Before he turned to fiction, Graham-Felsen served as the head blogger
for Barack Obama’s first Presidential campaign. “Green” bears the traces
of that past; in places, the book enshrines a late-2008 idealism. At one
point, the director of Mar and David’s theatre program leads students in
a “pass the pulse” exercise; what the young actors are feeling, the
older man says, “is unison. It’s you disappearing into we. Every
performance lives or dies on unison or the lack of it.” This is a
lovely vision, but it also hints at a troubling aspect of the book.

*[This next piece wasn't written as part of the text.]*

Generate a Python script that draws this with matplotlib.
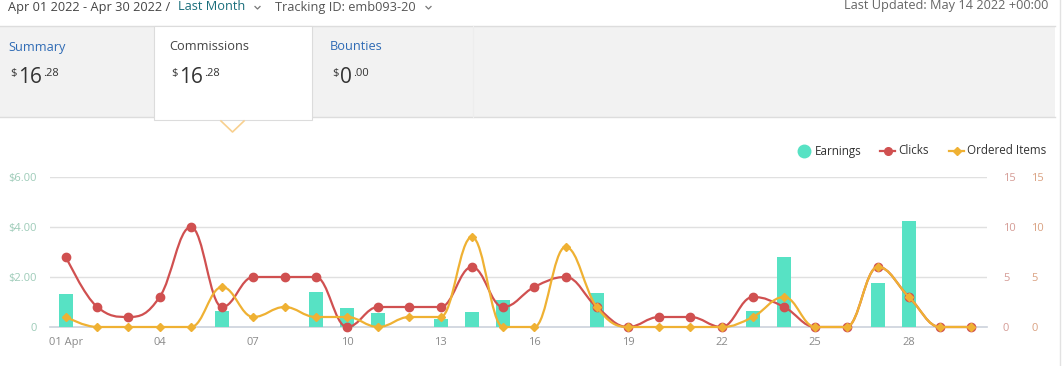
import matplotlib
matplotlib.use("Agg")
import matplotlib.pyplot as plt
from matplotlib.path import Path
from matplotlib.patches import PathPatch, Rectangle
import numpy as np

plt.rcParams['font.family'] = ['Open Sans', 'DejaVu Sans']

# ---------------- data ----------------
days = list(range(1, 31))
earnings = [1.32, 0, 0, 0, 0, 0.64, 0, 0, 1.40, 0.77, 0.56, 0, 0.32, 0.60, 1.08,
            0, 0, 1.36, 0, 0, 0, 0, 0.64, 2.80, 0, 0, 1.76, 4.24, 0, 0]
clicks = [7, 2, 1, 3, 10, 2, 5, 5, 5, 0, 2, 2, 2, 6, 2, 4, 5, 2, 0, 1,
          1, 0, 3, 2, 0, 0, 6, 3, 0, 0]
ordered = [1, 0, 0, 0, 0, 4, 1, 2, 1, 1, 0, 1, 1, 9, 0, 0, 8, 2, 0, 0,
           0, 0, 1, 3, 0, 0, 6, 3, 0, 0]
xtick_days = [1, 4, 7, 10, 13, 16, 19, 22, 25, 28]
xtick_labels = ["01 Apr", "04", "07", "10", "13", "16", "19", "22", "25", "28"]
left_ticks = [0, 2, 4, 6]
left_labels = ["0", "$2.00", "$4.00", "$6.00"]
right_ticks = [0, 5, 10, 15]

C_EARN = "#57E2C4"
C_CLICK = "#D05050"
C_ORD = "#EFB133"

W, H = 1062, 366
fig = plt.figure(figsize=(W / 100, H / 100), dpi=100)


def px_axes(x0, y0, x1, y1):
    return [x0 / W, 1 - y1 / H, (x1 - x0) / W, (y1 - y0) / H]


def spline_path(xs, ys, smoothing=1.5):
    """Highcharts-style spline: cubic Bezier control points from the data points."""
    n = len(xs)
    lc = [None] * n
    rc = [None] * n
    denom = smoothing + 1
    for i in range(1, n - 1):
        px, py = xs[i], ys[i]
        lx, ly = xs[i - 1], ys[i - 1]
        nx, ny = xs[i + 1], ys[i + 1]
        lcx = (smoothing * px + lx) / denom
        lcy = (smoothing * py + ly) / denom
        rcx = (smoothing * px + nx) / denom
        rcy = (smoothing * py + ny) / denom
        if rcx != lcx:
            corr = ((rcy - lcy) * (rcx - px)) / (rcx - lcx) + py - rcy
            lcy += corr
            rcy += corr
        if lcy > ly and lcy > py:
            lcy = max(ly, py); rcy = 2 * py - lcy
        elif lcy < ly and lcy < py:
            lcy = min(ly, py); rcy = 2 * py - lcy
        if rcy > ny and rcy > py:
            rcy = max(ny, py); lcy = 2 * py - rcy
        elif rcy < ny and rcy < py:
            rcy = min(ny, py); lcy = 2 * py - rcy
        lc[i] = (lcx, lcy)
        rc[i] = (rcx, rcy)
    verts = [(xs[0], ys[0])]
    codes = [Path.MOVETO]
    for i in range(1, n):
        c1 = rc[i - 1] if rc[i - 1] is not None else (xs[i - 1], ys[i - 1])
        c2 = lc[i] if lc[i] is not None else (xs[i], ys[i])
        verts += [c1, c2, (xs[i], ys[i])]
        codes += [Path.CURVE4] * 3
    return Path(verts, codes)


# ---------------- chart axes ----------------
x_left, x_right = 50.4, 987.0
y_top, y_bot = 177.0, 327.0
ax = fig.add_axes(px_axes(x_left, y_top, x_right, y_bot))
ax.set_xlim(0.5, 30.5)
ax.set_ylim(0, 6)
for s in ax.spines.values():
    s.set_visible(False)
ax.set_yticks(left_ticks)
ax.set_yticklabels(left_labels)
ax.tick_params(axis='y', length=0, pad=10, labelsize=8, labelcolor="#9DCBB8")
ax.set_xticks(xtick_days)
ax.set_xticklabels(xtick_labels)
ax.tick_params(axis='x', length=0, pad=7, labelsize=8, labelcolor="#8A8A8A")
for t in left_ticks[1:]:
    ax.axhline(t, color="#E0E0E0", lw=1.0, zorder=0)
ax.axhline(0, color="#CCD2DC", lw=1.2, zorder=0.5, clip_on=False)

ax.bar(days, earnings, width=0.45, color=C_EARN, zorder=2)

ax2 = ax.twinx()
ax3 = ax.twinx()
for a, pad, col in ((ax2, 11.5, "#D59C96"), (ax3, 31.7, "#DAA282")):
    a.set_ylim(0, 15)
    a.set_yticks(right_ticks)
    a.tick_params(axis='y', length=0, pad=pad, labelsize=8, labelcolor=col)
    for s in a.spines.values():
        s.set_visible(False)

ax2.add_patch(PathPatch(spline_path(days, clicks), fill=False, edgecolor=C_CLICK,
                        lw=1.6, clip_on=False, zorder=3))
ax2.plot(days, clicks, linestyle='none', marker='o', markersize=6,
         color=C_CLICK, clip_on=False, zorder=4)
ax3.add_patch(PathPatch(spline_path(days, ordered), fill=False, edgecolor=C_ORD,
                        lw=1.6, clip_on=False, zorder=3))
ax3.plot(days, ordered, linestyle='none', marker='D', markersize=4.2,
         color=C_ORD, clip_on=False, zorder=4)

# ---------------- overlay (header / tabs / legend) ----------------
ov = fig.add_axes([0, 0, 1, 1])
ov.set_xlim(0, W)
ov.set_ylim(H, 0)
ov.axis('off')

# gray tab band
ov.add_patch(Rectangle((0, 26.3), 1055, 91, facecolor="#F2F2F2", edgecolor="none", zorder=1))
ov.plot([0, 1055], [26.3, 26.3], color="#DDDDDD", lw=1, zorder=2)
ov.plot([0, 1055], [117.3, 117.3], color="#DDDDDD", lw=1, zorder=2)
ov.plot([473, 473], [26.3, 117.3], color="#EDEDED", lw=0.8, zorder=2)
ov.plot([1060, 1060], [0, 366], color="#E2E2E2", lw=1, zorder=2)
# selected tab (white)
ov.add_patch(Rectangle((153.5, 26.3), 158, 94, facecolor="white", edgecolor="#DCDCDC",
                       lw=0.8, zorder=3))
ov.plot([221, 232.5, 244], [121, 132, 121], color="#F8D08F", lw=1.2, zorder=4)

hdr_size = 9.2
ov.text(7.5, 7, "Apr 01 2022 - Apr 30 2022 / ", fontsize=hdr_size, color="#444444",
        va='center', ha='left', zorder=5)
ov.text(178, 7, "Last Month", fontsize=hdr_size, color="#1A6E7C",
        va='center', ha='left', zorder=5)
ov.plot([255, 257.5, 260], [6.5, 9, 6.5], color="#777777", lw=0.9, zorder=5)
ov.text(275, 7, "Tracking ID: emb093-20", fontsize=hdr_size, color="#555555",
        va='center', ha='left', zorder=5)
ov.plot([426, 428.5, 431], [6.5, 9, 6.5], color="#777777", lw=0.9, zorder=5)
ov.text(1048, 5, "Last Updated: May 14 2022 +00:00", fontsize=hdr_size, color="#666666",
        va='center', ha='right', zorder=5)

tabs = [("Summary", "#2F6BB5", 8, "16", ".28"),
        ("Commissions", "#444444", 169, "16", ".28"),
        ("Bounties", "#2F6BB5", 330, "0", ".00")]
for name, col, x0, big, small in tabs:
    ov.text(x0, 47, name, fontsize=hdr_size, color=col, va='center', ha='left', zorder=5)
    ov.text(x0 + 2, 76, "$", fontsize=8, color="#333333", va='baseline', ha='left', zorder=5)
    ov.text(x0 + 10, 83, big, fontsize=15, color="#333333", va='baseline', ha='left', zorder=5)
    bw = 25 if len(big) == 2 else 13.5
    ov.text(x0 + 10 + bw, 76, small, fontsize=8, color="#333333", va='baseline',
            ha='left', zorder=5)

# legend
ly = 151
lsz = 8.4
ov.plot([804], [ly], marker='o', markersize=9, color=C_EARN, linestyle='none', zorder=5)
ov.text(815, ly, "Earnings", fontsize=lsz, color="#333333", va='center', ha='left', zorder=5)
ov.plot([880, 895], [ly, ly], color=C_CLICK, lw=1.6, zorder=5)
ov.plot([887.5], [ly], marker='o', markersize=5.5, color=C_CLICK, zorder=6)
ov.text(898, ly, "Clicks", fontsize=lsz, color="#333333", va='center', ha='left', zorder=5)
ov.plot([949, 964], [ly, ly], color=C_ORD, lw=1.6, zorder=5)
ov.plot([956.5], [ly], marker='D', markersize=4, color=C_ORD, zorder=6)
ov.text(967, ly, "Ordered Items", fontsize=lsz, color="#333333", va='center', ha='left', zorder=5)

fig.savefig("out.png", dpi=100)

“Green” excels at capturing the insidious ways prejudice works through
people—in a store owner’s guarded interactions with Mar, in thoughts
David doesn’t want to think. But the book sometimes seems to lose sight
of the fact that racism is about more than feelings. Although characters
pay lip service to rigged or broken systems, although racism is
presented as a force that shapes not only relationships but outcomes,
most of the novel’s data points are swept up into a different argument,
about how human beings wrong each other, shattering their proper unison.

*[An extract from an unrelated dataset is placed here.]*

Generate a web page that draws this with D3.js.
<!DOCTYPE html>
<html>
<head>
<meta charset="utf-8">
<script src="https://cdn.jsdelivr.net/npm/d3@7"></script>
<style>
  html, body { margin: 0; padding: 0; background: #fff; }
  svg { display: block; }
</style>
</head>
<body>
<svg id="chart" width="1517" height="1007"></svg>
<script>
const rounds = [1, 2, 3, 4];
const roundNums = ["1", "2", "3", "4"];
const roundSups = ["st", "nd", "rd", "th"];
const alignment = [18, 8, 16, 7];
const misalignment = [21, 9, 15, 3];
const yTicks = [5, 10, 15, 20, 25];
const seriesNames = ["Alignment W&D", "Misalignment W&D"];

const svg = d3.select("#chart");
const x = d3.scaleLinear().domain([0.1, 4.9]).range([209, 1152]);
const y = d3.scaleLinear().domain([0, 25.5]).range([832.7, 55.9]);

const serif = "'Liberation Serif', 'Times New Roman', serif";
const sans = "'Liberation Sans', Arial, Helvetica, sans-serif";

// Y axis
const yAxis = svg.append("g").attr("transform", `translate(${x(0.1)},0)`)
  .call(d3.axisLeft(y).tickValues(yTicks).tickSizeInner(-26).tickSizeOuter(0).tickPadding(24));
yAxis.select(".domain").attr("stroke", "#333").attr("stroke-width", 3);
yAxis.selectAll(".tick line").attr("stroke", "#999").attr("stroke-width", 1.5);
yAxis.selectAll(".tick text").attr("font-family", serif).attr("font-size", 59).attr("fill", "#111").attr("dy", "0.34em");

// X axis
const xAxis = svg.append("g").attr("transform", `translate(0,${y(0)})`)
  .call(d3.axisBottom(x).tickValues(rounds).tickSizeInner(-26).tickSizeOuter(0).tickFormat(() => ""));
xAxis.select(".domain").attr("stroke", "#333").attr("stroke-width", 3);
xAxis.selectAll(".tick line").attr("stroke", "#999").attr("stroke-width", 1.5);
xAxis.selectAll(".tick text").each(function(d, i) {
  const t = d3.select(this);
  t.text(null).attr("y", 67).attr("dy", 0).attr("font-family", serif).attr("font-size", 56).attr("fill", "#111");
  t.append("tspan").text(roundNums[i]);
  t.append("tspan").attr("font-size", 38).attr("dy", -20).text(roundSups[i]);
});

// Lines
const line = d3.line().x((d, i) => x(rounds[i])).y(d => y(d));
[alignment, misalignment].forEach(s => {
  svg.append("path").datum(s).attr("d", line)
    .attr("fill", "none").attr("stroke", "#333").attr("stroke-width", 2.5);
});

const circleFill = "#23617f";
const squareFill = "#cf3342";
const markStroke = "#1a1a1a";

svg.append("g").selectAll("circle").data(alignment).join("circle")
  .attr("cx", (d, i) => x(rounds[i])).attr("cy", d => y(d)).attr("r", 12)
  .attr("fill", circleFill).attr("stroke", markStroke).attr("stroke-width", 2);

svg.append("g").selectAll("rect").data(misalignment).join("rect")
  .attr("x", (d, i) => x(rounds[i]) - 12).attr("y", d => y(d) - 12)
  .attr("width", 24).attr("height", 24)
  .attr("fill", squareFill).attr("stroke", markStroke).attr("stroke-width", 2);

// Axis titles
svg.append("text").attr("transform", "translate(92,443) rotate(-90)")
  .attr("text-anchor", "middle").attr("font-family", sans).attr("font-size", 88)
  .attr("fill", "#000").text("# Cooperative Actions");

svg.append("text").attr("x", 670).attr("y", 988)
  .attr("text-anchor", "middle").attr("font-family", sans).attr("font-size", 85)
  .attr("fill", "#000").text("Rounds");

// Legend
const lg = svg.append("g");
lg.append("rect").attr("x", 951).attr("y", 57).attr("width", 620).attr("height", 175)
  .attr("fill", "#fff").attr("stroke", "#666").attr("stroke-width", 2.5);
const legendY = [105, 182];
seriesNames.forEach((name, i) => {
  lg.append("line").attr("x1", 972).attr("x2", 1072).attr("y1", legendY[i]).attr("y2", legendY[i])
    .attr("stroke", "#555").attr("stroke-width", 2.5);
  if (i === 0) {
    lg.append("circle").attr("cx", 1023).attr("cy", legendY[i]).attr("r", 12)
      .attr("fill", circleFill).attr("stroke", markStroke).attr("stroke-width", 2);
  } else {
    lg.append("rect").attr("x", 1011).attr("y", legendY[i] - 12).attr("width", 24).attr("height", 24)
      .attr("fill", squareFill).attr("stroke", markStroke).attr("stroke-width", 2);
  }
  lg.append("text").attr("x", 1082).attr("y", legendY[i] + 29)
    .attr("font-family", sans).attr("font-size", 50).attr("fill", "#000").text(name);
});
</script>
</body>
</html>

In this sense, the empathy and sensitivity that is so clearly a strength
of Graham-Felsen’s is also a weakness, inclining him to exhaust most of
his considerable descriptive powers on the pain of ostracization, of
lost connection.
The authorial sin here is not malice or even incomprehension—more like
a kind of distraction, a straying of focus. And the consequence is a
coming-of-age tale of uncommon sweetness and feeling that does not
always seem in total command of the difficult ideas it grapples with.

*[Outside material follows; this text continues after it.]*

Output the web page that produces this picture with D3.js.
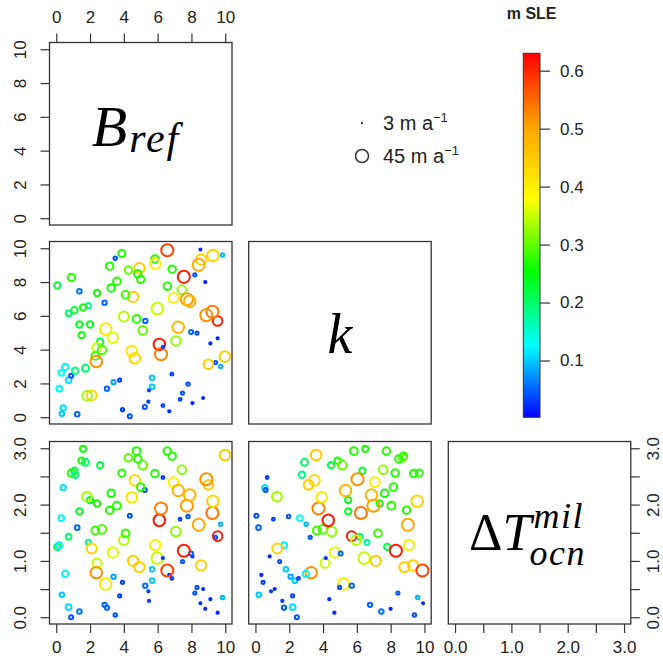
<!DOCTYPE html>
<html>
<head>
<meta charset="utf-8">
<script src="https://cdnjs.cloudflare.com/ajax/libs/d3/7.8.5/d3.min.js"></script>
<style>
body{margin:0;background:#fff}
svg{display:block}
</style>
</head>
<body>
<svg id="chart" width="663" height="662"></svg>
<script>
// sampled parameters (one entry per run)
var bref = [0.06,0.90,1.37,2.41,2.86,1.90,1.59,1.08,0.73,1.37,
	2.00,1.50,2.60,2.41,2.70,2.31,2.37,2.92,3.35,0.53,
	0.30,0.73,0.88,1.12,1.73,0.18,0.41,0.33,1.24,1.82,
	2.10,3.00,3.39,3.75,3.92,4.35,5.24,5.45,5.49,5.67,
	5.67,6.31,6.69,6.84,7.33,7.47,7.80,8.06,8.69,7.98,
	8.33,9.12,9.55,9.43,9.73,9.00,9.98,9.55,9.24,8.88,
	9.27,9.84,8.53,8.57,8.43,8.20,8.82,7.55,6.57,5.84,
	5.86,6.86,6.57,7.43,6.94,7.73,7.90,5.98,7.22,7.08,
	6.10,6.20,6.31,5.27,5.12,4.75,4.00,4.47,4.65,4.55,
	4.10,3.25,3.59,3.16,3.49,3.88,4.27,4.92,4.82,5.00];
var kval = [7.80,8.27,7.45,7.35,6.78,6.60,6.50,6.33,6.16,5.49,
	5.49,4.86,4.47,4.12,3.98,3.63,3.30,5.22,4.70,2.98,
	2.63,2.20,2.45,2.75,2.90,1.70,0.55,0.20,0.18,1.27,
	1.29,1.69,2.08,2.20,0.45,0.06,0.60,0.92,1.59,1.80,
	2.33,0.69,0.35,2.55,1.06,1.43,1.96,0.84,1.14,5.04,
	4.98,4.37,4.67,3.24,3.00,3.14,3.59,5.69,6.24,6.04,
	9.57,9.60,9.92,9.33,9.02,8.43,8.00,8.31,9.88,9.37,
	9.08,8.76,7.75,7.55,7.06,6.98,6.86,6.43,5.33,4.51,
	4.31,3.73,4.16,5.70,5.14,5.82,5.96,3.92,3.49,7.12,
	7.25,7.65,8.04,8.94,9.41,9.69,8.71,8.82,8.49,8.16];
var dtocn = [1.25,2.56,0.10,2.02,0.22,1.33,2.99,2.60,1.43,1.88,
	2.08,2.78,2.70,0.96,1.56,1.54,0.79,0.59,1.15,0.77,
	1.76,0.18,0.00,2.53,2.75,1.28,2.30,0.40,1.59,2.14,
	1.22,0.17,0.72,0.38,0.62,1.80,2.26,0.46,0.29,0.85,
	0.65,2.48,0.75,0.69,1.74,0.99,1.79,1.08,0.50,1.13,
	0.53,0.32,0.08,1.42,1.65,2.35,2.88,1.44,1.85,2.45,
	2.06,0.35,0.25,0.92,1.64,0.43,0.15,1.18,0.83,2.55,
	1.28,2.86,2.95,2.62,2.40,1.98,2.17,1.05,2.25,1.52,
	1.72,1.93,1.05,0.56,2.70,2.95,1.37,2.13,2.43,1.00,
	1.49,2.20,1.98,1.90,0.04,2.56,2.83,0.89,2.81,2.31];
// sea level contribution (m SLE) -> colour
var sle = [0.22,0.27,0.06,0.26,0.05,0.18,0.26,0.23,0.20,0.24,
	0.24,0.26,0.22,0.35,0.29,0.28,0.52,0.41,0.36,0.12,
	0.13,0.11,0.04,0.19,0.20,0.12,0.11,0.10,0.05,0.33,
	0.44,0.05,0.08,0.03,0.03,0.04,0.04,0.03,0.03,0.10,
	0.10,0.03,0.02,0.03,0.03,0.04,0.04,0.02,0.02,0.05,
	0.04,0.02,0.02,0.04,0.09,0.45,0.45,0.61,0.54,0.52,
	0.44,0.09,0.02,0.44,0.50,0.04,0.02,0.61,0.58,0.27,
	0.40,0.27,0.27,0.32,0.40,0.51,0.48,0.35,0.48,0.32,
	0.61,0.53,0.03,0.05,0.30,0.27,0.34,0.41,0.43,0.45,
	0.28,0.26,0.27,0.27,0.04,0.27,0.30,0.45,0.27,0.27];
// rate (m a-1) -> symbol size
var rate = [22,26,16,22,15,18,22,22,20,22,
	22,22,22,32,30,27,40,40,36,22,
	20,20,14,22,24,20,18,16,16,33,
	34,15,15,11,11,14,14,8,8,16,
	16,10,8,10,10,11,12,8,7,14,
	11,8,8,11,12,33,37,33,42,42,
	40,12,7,36,42,11,8,42,42,26,
	36,26,26,30,34,42,40,40,40,33,
	40,42,8,15,30,27,34,37,37,36,
	27,26,27,26,12,25,26,36,26,26];

var legendRates = [3, 45];
var sleTicks = [0.1,0.2,0.3,0.4,0.5,0.6];
var sleRange = [0.002, 0.63];
var rainbowCols = ['#0000ff','#00ffff','#00ff00','#ffff00','#ffa500','#ff0000'];
var tenTicks = [0,2,4,6,8,10];
var tempTicks = [0,0.5,1,1.5,2,2.5,3];

var svg = d3.select('#chart');
var size = 182.5;
var colX = [49.5, 248.7, 448.3];
var rowY = [42.5, 241.5, 441.5];
var sans = 'Liberation Sans, Arial, Helvetica, sans-serif';
var serif = 'Liberation Serif, Times New Roman, serif';

var color = d3.scaleLinear()
	.domain(rainbowCols.map((c,i) => sleRange[1]*i/(rainbowCols.length-1)))
	.range(rainbowCols)
	.clamp(true);
var rad = d3.scaleLinear().domain([0,45]).range([0,6.5]);

var vars = [
	{vals: bref, lim: [0,10], ticks: tenTicks, fmt: d3.format('d')},
	{vals: kval, lim: [0,10], ticks: tenTicks, fmt: d3.format('d')},
	{vals: dtocn, lim: [0,3], ticks: tempTicks, fmt: d => d % 1 === 0 ? d.toFixed(1) : ''}
];

function padDomain(lim){
	var p = (lim[1]-lim[0])*0.04;
	return [lim[0]-p, lim[1]+p];
}
function xsc(v,j){ return d3.scaleLinear().domain(padDomain(vars[v].lim)).range([colX[j], colX[j]+size]); }
function ysc(v,i){ return d3.scaleLinear().domain(padDomain(vars[v].lim)).range([rowY[i]+size, rowY[i]]); }

var data = bref.map((b,i) => ({v: [b, kval[i], dtocn[i]], sle: sle[i], rate: rate[i]}));

// panel boxes
for (var i = 0; i < 3; i++){
	for (var j = 0; j < 3; j++){
		if (j > i) continue;
		svg.append('rect').attr('x',colX[j]).attr('y',rowY[i])
			.attr('width',size).attr('height',size)
			.attr('fill','none').attr('stroke','#333').attr('stroke-width',1.3);
	}
}

// scatter panels below the diagonal
[[1,0],[2,0],[2,1]].forEach(function(p){
	var i = p[0], j = p[1];
	var xs = xsc(j,j), ys = ysc(i,i);
	svg.append('g').selectAll('circle').data(data)
		.enter().append('circle')
		.attr('cx', d => xs(d.v[j]))
		.attr('cy', d => ys(d.v[i]))
		.attr('r', d => rad(d.rate))
		.attr('fill','none')
		.attr('stroke', d => color(d.sle))
		.attr('stroke-width',2);
});

function styleAxis(g, side, off){
	g.attr('font-size',17).attr('font-family',sans);
	g.select('.domain').remove();
	g.selectAll('line').attr('stroke','#333').attr('stroke-width',1.2);
	var t = g.selectAll('text').attr('fill','#222').attr('dy',0);
	if (side === 'left' || side === 'right'){
		t.attr('transform','rotate(-90)').attr('x',0).attr('y',off).attr('text-anchor','middle');
	} else {
		t.attr('y',off);
	}
}

// axes
var gTop = svg.append('g').attr('transform',`translate(0,${rowY[0]})`)
	.call(d3.axisTop(xsc(0,0)).tickValues(vars[0].ticks).tickFormat(vars[0].fmt).tickSize(9));
styleAxis(gTop,'top',-20);
for (var i = 0; i < 3; i++){
	var gl = svg.append('g').attr('transform',`translate(${colX[0]},0)`)
		.call(d3.axisLeft(ysc(i,i)).tickValues(vars[i].ticks).tickFormat(vars[i].fmt).tickSize(9));
	styleAxis(gl,'left',-23.5);
	var gb = svg.append('g').attr('transform',`translate(0,${rowY[2]+size})`)
		.call(d3.axisBottom(xsc(i,i)).tickValues(vars[i].ticks).tickFormat(vars[i].fmt).tickSize(9));
	styleAxis(gb,'bottom',29);
}
var gr = svg.append('g').attr('transform',`translate(${colX[2]+size},0)`)
	.call(d3.axisRight(ysc(2,2)).tickValues(vars[2].ticks).tickFormat(vars[2].fmt).tickSize(9));
styleAxis(gr,'right',28.5);

// diagonal labels
var c0 = [colX[0]+size/2, rowY[0]+size/2];
var lb = svg.append('text').attr('x',c0[0]-49).attr('y',c0[1]+12)
	.attr('font-family',serif).attr('font-style','italic').attr('font-size',58).attr('fill','#000');
lb.append('tspan').text('B');
lb.append('tspan').attr('font-size',42).attr('dy',6).attr('dx',2).attr('letter-spacing',2).text('ref');

var c1 = [colX[1]+size/2, rowY[1]+size/2];
svg.append('text').attr('x',c1[0]).attr('y',c1[1]+20).attr('text-anchor','middle')
	.attr('font-family',serif).attr('font-style','italic').attr('font-size',56).text('k');

var c2 = [colX[2]+size/2, rowY[2]+size/2];
var dt = svg.append('text').attr('x',c2[0]-70.5).attr('y',c2[1]+17)
	.attr('font-family',serif).attr('font-size',52);
dt.append('tspan').text('\u0394');
dt.append('tspan').attr('font-style','italic').text('T');
var dtw = dt.node().getComputedTextLength();
svg.append('text').attr('x',c2[0]-70.5+dtw+2).attr('y',c2[1]-5)
	.attr('font-family',serif).attr('font-style','italic').attr('font-size',36).attr('letter-spacing',1.5).text('mil');
svg.append('text').attr('x',c2[0]-70.5+dtw-2).attr('y',c2[1]+32)
	.attr('font-family',serif).attr('font-style','italic').attr('font-size',36).attr('letter-spacing',1.5).text('ocn');

// size legend
var lg = svg.append('g');
legendRates.forEach(function(r,i){
	var y = 123 + i*33;
	lg.append('circle').attr('cx',362).attr('cy',y).attr('r',rad(r))
		.attr('fill','none').attr('stroke','#333').attr('stroke-width',1.5);
	var t = lg.append('text').attr('x',383).attr('y',y+7)
		.attr('font-family',sans).attr('font-size',20).attr('fill','#222');
	t.append('tspan').text(r + ' m a');
	t.append('tspan').attr('font-size',13).attr('dy',-8).text('\u22121');
});

// colour bar
var cbX = 523.3, cbW = 16.7;
var cbY = d3.scaleLinear().domain(sleRange).range([417.3, 53.3]);
var grad = svg.append('defs').append('linearGradient').attr('id','cbar')
	.attr('x1',0).attr('y1',1).attr('x2',0).attr('y2',0);
color.domain().forEach(function(v,i){
	grad.append('stop')
		.attr('offset', (v - sleRange[0])/(sleRange[1]-sleRange[0]))
		.attr('stop-color', rainbowCols[i]);
});
svg.append('rect').attr('x',cbX).attr('y',cbY(sleRange[1]))
	.attr('width',cbW).attr('height',cbY(sleRange[0])-cbY(sleRange[1]))
	.attr('fill','url(#cbar)').attr('stroke','#333').attr('stroke-width',1);
var gc = svg.append('g').attr('transform',`translate(${cbX+cbW},0)`)
	.call(d3.axisRight(cbY).tickValues(sleTicks).tickFormat(d3.format('.1f')).tickSize(10).tickPadding(10));
gc.attr('font-size',17).attr('font-family',sans);
gc.select('.domain').remove();
gc.selectAll('line').attr('stroke','#333').attr('stroke-width',1.2);
gc.selectAll('text').attr('fill','#222');
svg.append('text').attr('x',cbX+cbW/2).attr('y',19).attr('text-anchor','middle')
	.attr('font-family',sans).attr('font-weight','bold').attr('font-size',16).attr('fill','#222').text('m SLE');
</script>
</body>
</html>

One can’t quite figure out the parameters of the knowledge that David
awakens into. Is it that racism exists? That it is bad, regardless of
the direction in which it flows? Or is it that rejection from the black
world does not equate, in terms of opportunity and safety, to exile from
the white world? On the first day of school, David is ejected from the
“prestigious real estate” at the back of the bus to the “White Bitch
Bench” at the front. This is a richly suggestive moment, full of
complicated allusions to the Civil Rights movement. David, naturally,
feels angry and humiliated. But, by the end of the novel, the reader
isn’t sure whether an older, wiser David would react any differently to
his banishment. After the racial self-reckoning that Mar inspires, does
the narrator understand that the front of the bus remains a more
desirable place to be?
Consider a beautiful passage in which David looks
at the piles of shoes displayed at the Holocaust Museum in Washington,
D.C. Imagining the abasement of the Jews stripped by the Nazis, the
narrator reaches for the same language and imagery he used to recount
one of the more striking set pieces in the book: when he is robbed by a
black kid and forced to remove his pants. The comparison scans as
well-intentioned but puzzling. According to the logic of the rest of the
novel, Graham-Felsen is arguing against racial hatred. But why would the
writer make this point in such a way, with the role of the Nazi played
by a black teen-ager? While the moment elicits admiration for the
complexity and ambition of what Graham-Felsen is attempting, a reader is
left feeling queasy, as if the novel had shaken free of its authorial
reins and started galloping toward the cliff’s edge.
In a bildungsroman, the person who catalyzes the
main character’s moral and intellectual development often feels marked
by fate. David’s relationship with Mar accelerates his coming of age,
especially his dawning awareness of race and racism, but does not
survive it. The narrator wins a spot at Boston Latin, the élite public
school seen by the other characters as a launchpad to Harvard. His
friend doesn’t. The two drift apart. In the end, David has the luxury of
being “green,” with all the Gatsbyesque connotations of dreaming and
ascension the word implies. Mar can only ever be black.